Cartagena Convention, MAR sign pact

Agreement to enhance conservation, sustainable management of region’s coastal and marine resources

Friday, May 30, 2014

THE Secretariat to the Convention for the Protection and Development of the Marine Environment of the Wider Caribbean Region, or the Cartagena Convention, and the Mesoamerican Reef Fund (MAR Fund) recently signed a Memorandum of Cooperation to enhance the conservation and sustainable management of coastal and marine resources in areas of mutual interest within the Wider Caribbean Region.

"(The Cartagena Convention Secretariat and the MAR Fund) recognise the fundamental role played by coastal and marine resources in development to sustain natural and cultural diversity for ecosystem productivity and for the provision of goods and services to peoples, local communities, and the planet," said a release dispatched by the Regional Coordinating Unit of the United Nations Environment Programme (UNEP) in Kingston.

Collaboration will also enable joint training support and improved exchange of information among the countries of the region, it added.

The first joint activity undertaken within the framework of the memorandum was a workshop on the control of lionfish in the MAR, which took place May 22 and 23 in Guatemala City.

Over the two days, national and regional experts from the MAR and the insular Caribbean learned about the strategy for lionfish in the Caribbean, which has been aimed at education and awareness, building capacity on the capture of lionfish and techniques to handle the species, as well as incentives and marketing to promote its consumption.

At the end of the workshop, there was a lionfish tasting activity and participants were provided with a lionfish recipe book.

The workshop was funded by the German Cooperation through KfW, UNEP, the Regional Activity Centre for the SPAW Protocol, MAR Fund, the National Commission of Natural Protected Areas of Mexico, Reef Check-Dominican Republic, and national authorities representing the environment, protected areas and fisheries sectors of Mexico, Belize, Guatemala, and Honduras.

The Cartagena Convention is the only legally binding agreement for the conservation and sustainable use of the coastal and marine resources of the Caribbean Sea.
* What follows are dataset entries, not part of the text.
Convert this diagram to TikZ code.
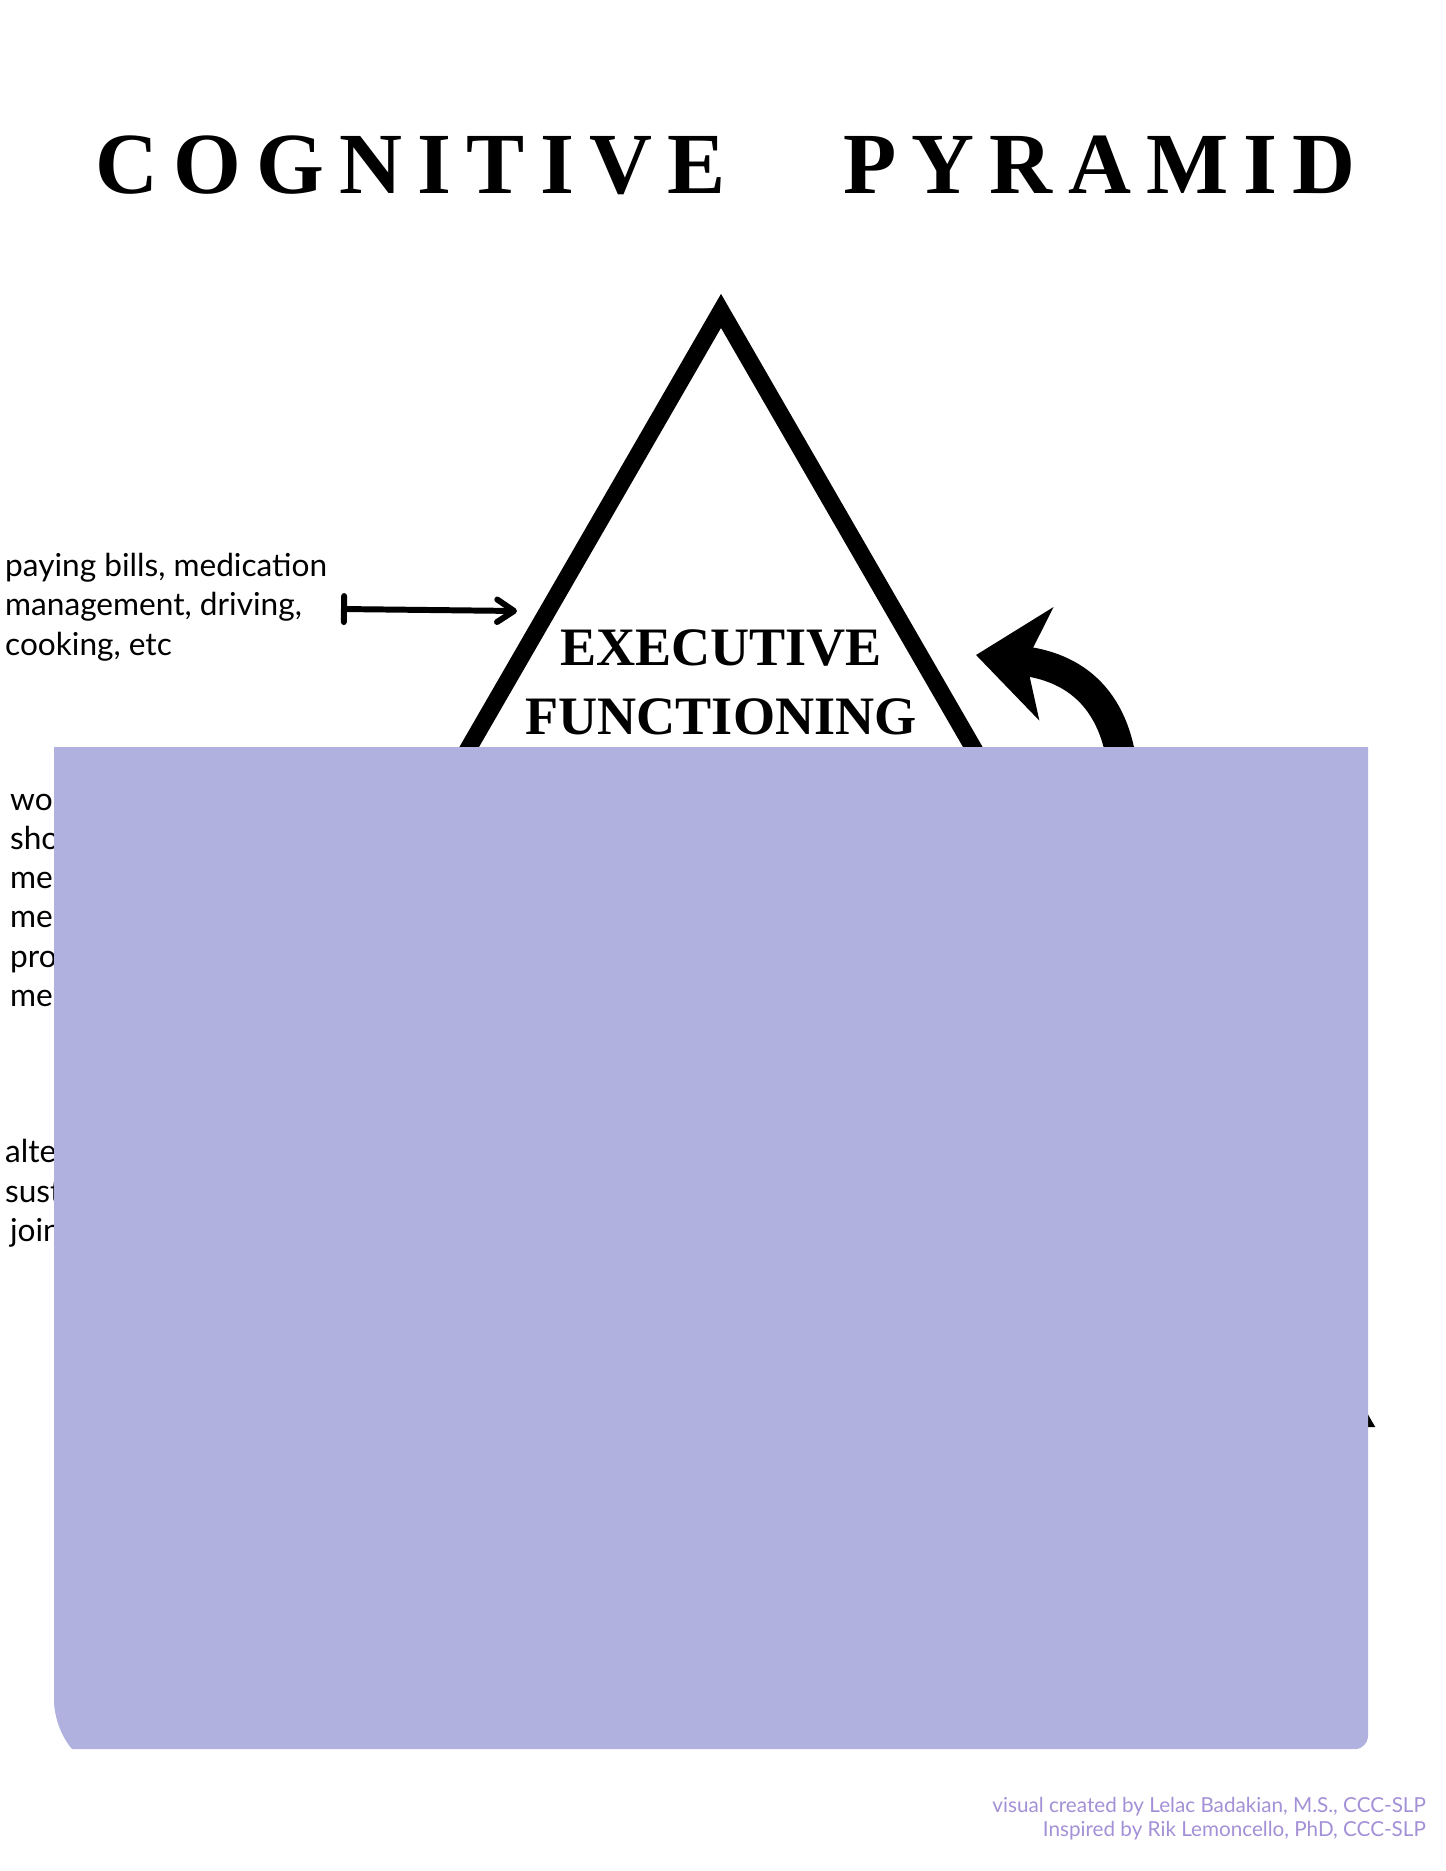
\documentclass[tikz,border=0pt]{standalone}
\usepackage{fontspec}
\setmainfont{Liberation Serif}
\newfontfamily\labelfont{Lato}
\newfontfamily\headfont[LetterSpace=17.5]{Liberation Serif}
\usetikzlibrary{arrows.meta}
\definecolor{lavender}{RGB}{176,177,222}
\definecolor{creditcol}{RGB}{163,144,214}
\tikzstyle{heading} = [inner sep=0, font=\headfont\bfseries\fontsize{124}{124}\selectfont]
\tikzstyle{level} = [inner sep=0, font=\bfseries\fontsize{77}{80}\selectfont]
\tikzstyle{example} = [inner sep=0, align=left, anchor=base west, font=\labelfont\fontsize{45}{55.5}\selectfont]
\tikzstyle{credit} = [inner sep=0, anchor=base east, text=creditcol, font=\labelfont\fontsize{29.4}{34}\selectfont]
\tikzstyle{pointer} = [line width=8.5pt, {Bar[width=37pt, line cap=round]}-{Straight Barb[length=24pt, width=32pt, line cap=round, line join=round]}]
\tikzstyle{sweep} = [line width=42pt, -{Stealth[length=100pt, width=160pt, inset=28pt]}]

\begin{document}
\begin{tikzpicture}[x=0.05cm, y=-0.05cm]
\useasboundingbox (0,0) rectangle (1445,1871);

% Title
\node (head1) [heading, anchor=base west] at (95,193) {COGNITIVE};
\node (head2) [heading, anchor=base west] at (843,193) {PYRAMID};

% Pyramid
\coordinate (apex) at (721,310.9);
\coordinate (baseL) at (81.5,1418.5);
\coordinate (baseR) at (1360.5,1418.5);
\draw [line width=24.2pt, line join=miter] (apex) -- (baseR) -- (baseL) -- cycle;

\node (exec) [level, anchor=base] at (721,665) {EXECUTIVE};
\node (func) [level, anchor=base] at (721,734) {FUNCTIONING};

% Examples (anchored at the last line)
\node (ef) [example] at (5,655) {paying bills, medication\\management, driving,\\cooking, etc};
\node (mem) [example] at (10,1006) {wor\\sho\\me\\me\\pro\\me};
\node (att) [example] at (5,1241) {alte\\sust\\\hspace{7pt}join};

% Arrows
\coordinate (tail) at (341,609);
\coordinate (tip) at (517,611);
\draw [pointer] (tail) -- (tip);

\coordinate (sweepstart) at (1124,790);
\coordinate (sweepend) at (976,655);
\draw [sweep] (sweepstart) .. controls (1122,705) and (1080,668) .. (sweepend);

% Cover
\fill [lavender] (54,747) -- (1368,747) -- (1368,1737) .. controls (1368,1743) and (1361,1749) .. (1357,1749) -- (72,1749) .. controls (60,1735) and (54,1715) .. (54,1700) -- cycle;

% Credits
\node (credit1) [credit] at (1426,1812) {visual created by Lelac Badakian, M.S., CCC-SLP};
\node (credit2) [credit] at (1426,1836) {Inspired by Rik Lemoncello, PhD, CCC-SLP};

\end{tikzpicture}
\end{document}
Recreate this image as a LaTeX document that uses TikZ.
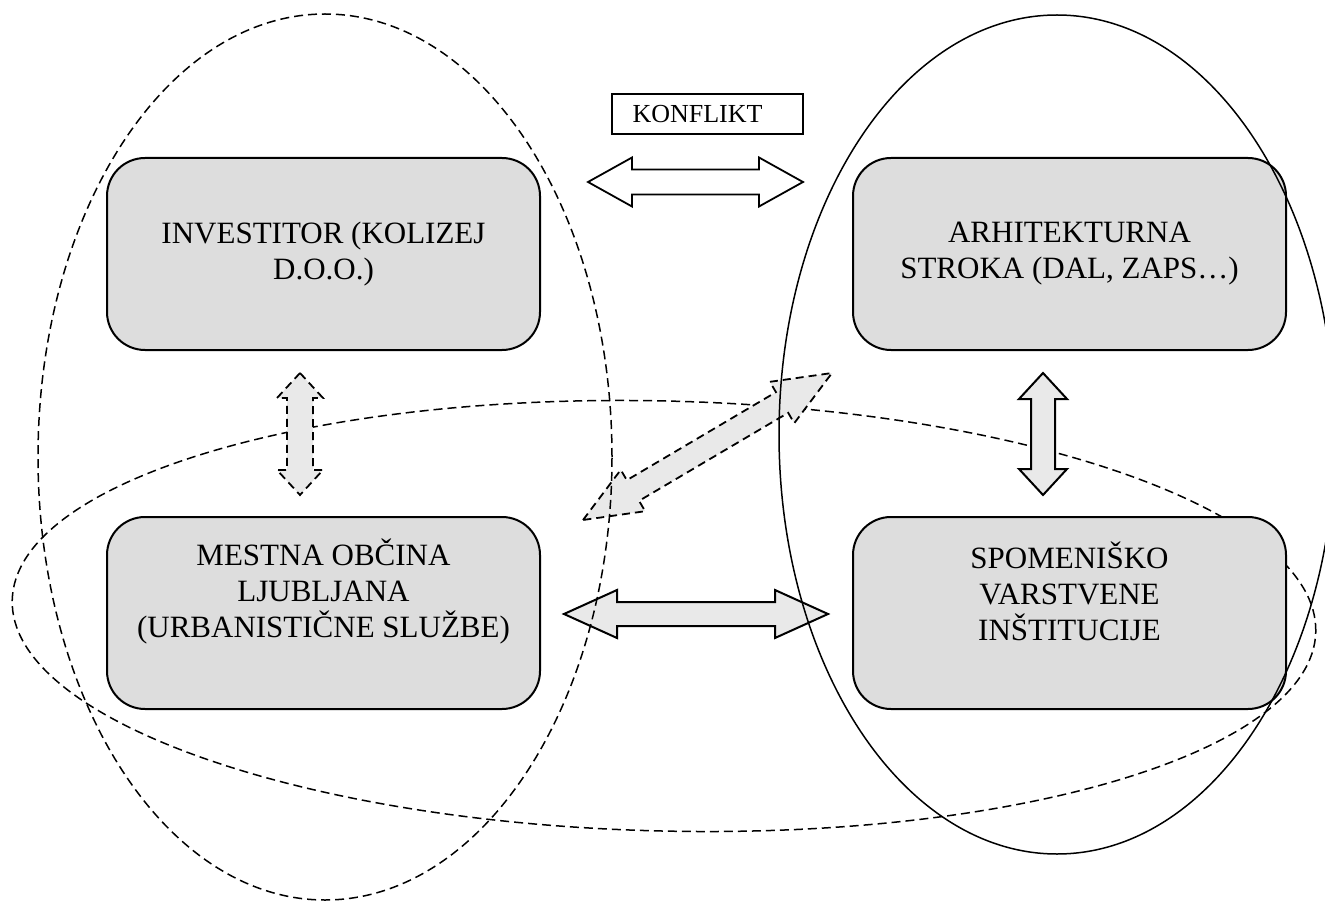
\documentclass[tikz,border=0pt]{standalone}
\usepackage{fontspec}
\setmainfont{Liberation Serif}
\usetikzlibrary{calc,shapes.geometric}
\definecolor{boxgray}{RGB}{221,221,221}
\definecolor{arrgray}{RGB}{233,233,233}
\newcommand{\blockarr}[6]{%
  \draw[#1] (#2)
    -- ($(#2)!#4!(#3)!#5!90:(#3)$)
    -- ($(#2)!#4!(#3)!#6!90:(#3)$)
    -- ($(#3)!#4!(#2)!#6!-90:(#2)$)
    -- ($(#3)!#4!(#2)!#5!-90:(#2)$)
    -- (#3)
    -- ($(#3)!#4!(#2)!#5!90:(#2)$)
    -- ($(#3)!#4!(#2)!#6!90:(#2)$)
    -- ($(#2)!#4!(#3)!#6!-90:(#3)$)
    -- ($(#2)!#4!(#3)!#5!-90:(#3)$)
    -- cycle;}
\tikzset{
  box/.style={draw, line width=2pt, fill=boxgray, rounded corners=38pt,
    minimum width=433pt, minimum height=192pt, inner sep=0pt},
  lbl/.style={align=center, inner sep=0pt, font=\fontsize{31}{36}\selectfont},
  dashell/.style={ellipse, draw, line width=1.5pt, dash pattern=on 9pt off 5pt, inner sep=0pt},
  solidell/.style={ellipse, draw, line width=1.5pt, inner sep=0pt},
  arrsolid/.style={draw, line width=2pt, fill=arrgray, line join=miter},
  arrwhite/.style={draw, line width=1.8pt, fill=white, line join=miter},
  arrdash/.style={draw, line width=1.8pt, fill=arrgray, dash pattern=on 8pt off 5pt, line join=miter},
  konf/.style={draw, line width=1.5pt, fill=white, minimum width=191pt, minimum height=40pt,
    inner sep=0pt, text width=150pt, align=left, font=\fontsize{26}{30}\selectfont}
}
\begin{document}
\begin{tikzpicture}[x=1pt,y=-1pt]
\clip (0,0) rectangle (1325,901);
% horizontal dashed group
\node[dashell, minimum width=1304pt, minimum height=430pt, rotate=-1.4] (grpH) at (664,616) {};
% boxes
\node[box] (inv) at (323.5,254) {};
\node[box] (arh) at (1069.5,254) {};
\node[box] (mol) at (323.5,613) {};
\node[box] (spo) at (1069.5,613) {};
\node[lbl] (invT) at (323.5,254) {INVESTITOR (KOLIZEJ\\D.O.O.)};
\node[lbl] (arhT) at (1069.5,254) {ARHITEKTURNA\\STROKA (DAL, ZAPS…)};
\node[lbl] (molT) at (323.5,591) {MESTNA OBČINA\\LJUBLJANA\\(URBANISTIČNE SLUŽBE)};
\node[lbl] (spoT) at (1069.5,591) {SPOMENIŠKO\\VARSTVENE\\INŠTITUCIJE};
% konflikt
\node[konf] (konf) at (707.5,114) {KONFLIKT};
% arrow end points
\coordinate (tA1) at (588,182); \coordinate (tA2) at (803,182);
\coordinate (bA1) at (564,614); \coordinate (bA2) at (828,614);
\coordinate (rA1) at (1043,373); \coordinate (rA2) at (1043,495);
\coordinate (lA1) at (300,373); \coordinate (lA2) at (300,495);
\coordinate (dA1) at (583,520); \coordinate (dA2) at (832,373);
\blockarr{arrwhite}{tA1}{tA2}{44pt}{24.5pt}{12.5pt}
\blockarr{arrsolid}{bA1}{bA2}{53pt}{24pt}{12pt}
\blockarr{arrsolid}{rA1}{rA2}{26pt}{24pt}{12pt}
\blockarr{arrdash}{lA1}{lA2}{25pt}{23pt}{13pt}
\blockarr{arrdash}{dA1}{dA2}{58pt}{24pt}{12pt}
% vertical groups
\node[dashell, minimum width=574pt, minimum height=886pt] (grpL) at (325,457) {};
\node[solidell, minimum width=556pt, minimum height=839pt] (grpR) at (1057,434.5) {};
\end{tikzpicture}
\end{document}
The Convention is supported by three technical protocols dealing with oil spills, specially protected areas and wildlife (SPAW), and pollution from land-based sources and activities (LBS). These legal instruments assist countries to ensure that environmental issues are considered in national development activities that may impact the Caribbean Sea.

The MAR Fund is a four-country alliance with the primary purpose being to support the conservation and sustainable use of natural resources in the Mesoamerican Reef eco-region. It operates as a privately managed fund that raises and allocates funding, while relying on the pre-existing technical, administrative, and financial capabilities, and know how of its founding members -- Protected Areas Conservation Trust in Belize, Fundación para la Conservación de los Recursos Naturales y Ambiente in Guatemala, Fundación Biosfera in Honduras, and Fondo Mexicano para la Conservación de la Naturaleza in Mexico -- to operate on the ground.